Paul G. Summers, Attorney General and Reporter; Lucian D. Geise, Assistant Attorney General; and
Sean Allen, Assistant District Attorney General, for the appellee, State of Tennessee.
OPINION
I.
On July 11, 1997, the Second Circuit Court of Davidson County issued an order of protection
prohibiting Joseph Darryl Gray from coming about, telephoning, or stalking the petitioner, Loretta
Sue Gray. On July 2, 1998 and August 3, 1998, the General Sessions Court of Davidson County
issued warrants for Mr. Gray’s arrest on a charge of contempt of court for two separate violations
of the Second Circuit’s order. Mr. Gray appeared and challenged the jurisdiction of the court, but
he entered a best-interest guilty plea, reserving the jurisdictional issue for appeal.
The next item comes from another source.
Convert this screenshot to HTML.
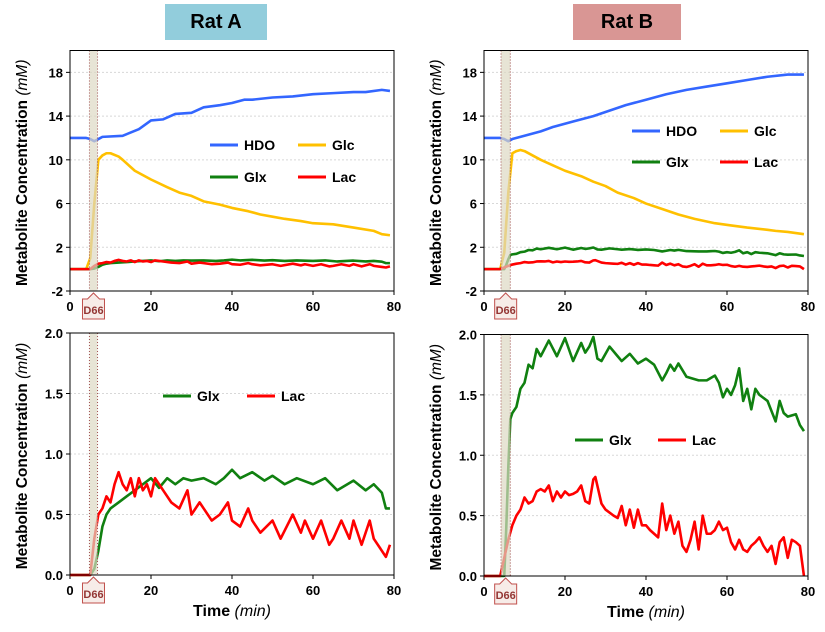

Mr. Gray appealed to the Court of Criminal Appeals, but that court, in a written opinion,
found that this court had jurisdiction of the appeal pursuant to Tenn. Code Ann. § 16-4-
108(b)(1994). See State v. Joseph D. Gray, No. M1998-00256-CCA-R3-CD (Tenn. Crim. App. at
Nashville, Dec. 20, 1999). Consequently that court transferred the cause to this court. See Tenn. R.
App. P. 17.
II.
CONTEMPT
The power to punish for contempt is inherent in the courts of justice. Thigpen v. Thigpen,
874 S.W.2d 51 (Tenn. Ct. App. 1993). “But this power, inherent and vital as it is, is not unlimited;
it can be exercised only within the fixed rules of law. Our statutes are declaratory of these rules.”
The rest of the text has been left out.